I have no idea. But you can’t read the last paragraph of Civilization and Its Discontents without believing he had written it only yesterday or without believing he had hope for the future. The fact that the book was written in 1929 does throw his hope into doubt, if intended as prognostication, which — to be frank — it was. But it’s still a great read.
The fateful question of the human species seems to me to be whether and to what extent the cultural process developed in it will succeed in mastering the derangements of communal life caused by the human instinct of aggression and self-destruction [Thanatos]. In this connection, perhaps the phase through which we are at this moment passing deserves special interest. Men have brought their powers of subduing the forces of nature to such a pitch that by using them they could now very easily exterminate one another to the last man.

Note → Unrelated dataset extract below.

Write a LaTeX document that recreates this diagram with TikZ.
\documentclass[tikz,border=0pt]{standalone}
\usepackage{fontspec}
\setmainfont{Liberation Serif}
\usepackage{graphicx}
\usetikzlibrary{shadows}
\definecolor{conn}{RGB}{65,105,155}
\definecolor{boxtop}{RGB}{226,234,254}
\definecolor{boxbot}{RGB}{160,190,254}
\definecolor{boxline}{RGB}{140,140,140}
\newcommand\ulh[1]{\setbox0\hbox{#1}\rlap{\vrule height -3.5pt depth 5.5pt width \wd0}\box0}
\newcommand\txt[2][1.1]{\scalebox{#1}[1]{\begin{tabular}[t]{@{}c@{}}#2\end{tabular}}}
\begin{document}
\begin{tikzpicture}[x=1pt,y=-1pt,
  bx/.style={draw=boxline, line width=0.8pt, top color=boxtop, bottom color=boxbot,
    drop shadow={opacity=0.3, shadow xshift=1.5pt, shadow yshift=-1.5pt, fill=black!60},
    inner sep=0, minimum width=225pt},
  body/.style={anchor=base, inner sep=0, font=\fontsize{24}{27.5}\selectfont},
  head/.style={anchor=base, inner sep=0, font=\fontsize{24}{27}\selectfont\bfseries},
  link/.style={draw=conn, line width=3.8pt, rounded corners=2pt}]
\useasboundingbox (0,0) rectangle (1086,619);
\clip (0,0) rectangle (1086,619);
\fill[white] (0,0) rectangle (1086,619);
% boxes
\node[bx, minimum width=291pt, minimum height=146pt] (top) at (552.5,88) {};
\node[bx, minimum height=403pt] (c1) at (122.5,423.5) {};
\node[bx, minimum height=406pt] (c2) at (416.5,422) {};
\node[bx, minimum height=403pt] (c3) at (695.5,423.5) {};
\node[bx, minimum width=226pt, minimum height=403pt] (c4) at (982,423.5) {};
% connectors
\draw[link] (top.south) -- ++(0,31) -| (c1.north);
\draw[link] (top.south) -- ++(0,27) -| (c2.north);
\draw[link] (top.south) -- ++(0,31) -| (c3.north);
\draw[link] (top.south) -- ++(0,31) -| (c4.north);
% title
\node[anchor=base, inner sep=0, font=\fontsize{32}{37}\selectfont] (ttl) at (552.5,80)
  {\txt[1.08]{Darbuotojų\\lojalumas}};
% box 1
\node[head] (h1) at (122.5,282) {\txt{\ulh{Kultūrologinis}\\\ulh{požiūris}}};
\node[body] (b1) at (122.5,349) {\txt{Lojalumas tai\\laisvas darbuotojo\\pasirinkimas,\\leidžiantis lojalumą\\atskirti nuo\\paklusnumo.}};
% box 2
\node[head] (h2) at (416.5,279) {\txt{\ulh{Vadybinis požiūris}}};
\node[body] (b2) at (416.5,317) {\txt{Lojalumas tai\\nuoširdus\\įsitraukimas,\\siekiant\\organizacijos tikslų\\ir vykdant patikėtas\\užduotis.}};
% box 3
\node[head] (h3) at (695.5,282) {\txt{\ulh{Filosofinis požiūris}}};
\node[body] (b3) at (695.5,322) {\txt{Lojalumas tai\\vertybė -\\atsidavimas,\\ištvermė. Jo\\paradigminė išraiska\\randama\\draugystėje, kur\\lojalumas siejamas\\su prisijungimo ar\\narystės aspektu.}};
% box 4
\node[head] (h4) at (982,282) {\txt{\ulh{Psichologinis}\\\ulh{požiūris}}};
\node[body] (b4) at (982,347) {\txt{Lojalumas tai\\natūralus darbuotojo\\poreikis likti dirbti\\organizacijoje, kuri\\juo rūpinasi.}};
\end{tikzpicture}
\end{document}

They know this–hence arises a great part of their current unrest, their dejection, their mood of apprehension. And now it may be expected that the other of the two heavenly forces, eternal Eros, will put forth his strength so as to maintain himself alongside of his equally immortal adversary.”
Gary Lee-Nova says
I’m trying to think of the best metaphor…
Freud was the Christopher Columbus of Psychology?
No, I don’t have enough respect for C. Columbus.
However, I believe Freud to be an extraordinary explorer of human psychology.
Freud left ‘blueprints’ and ‘maps’ for helping and healing humans suffering from neurosis, psychosis and perversion.
A brilliant French Medical Student, Jacques Lacan, fluent in French and German, discovered the value of those maps and blueprints and brought Psychoanalysis fully into the 20th Century.
I’ve been reading Lacan’s work in English for 55 years.
Suffering from sexual abuse as an infant, I was able to clear that neurosis up through a long and careful study of Lacan’s work and the careful study others have given to the man’s work.
The quote Jan provided for us from “Civilization And Its Discontents,” summarizes our own times as much as it did that of Freud’s own time.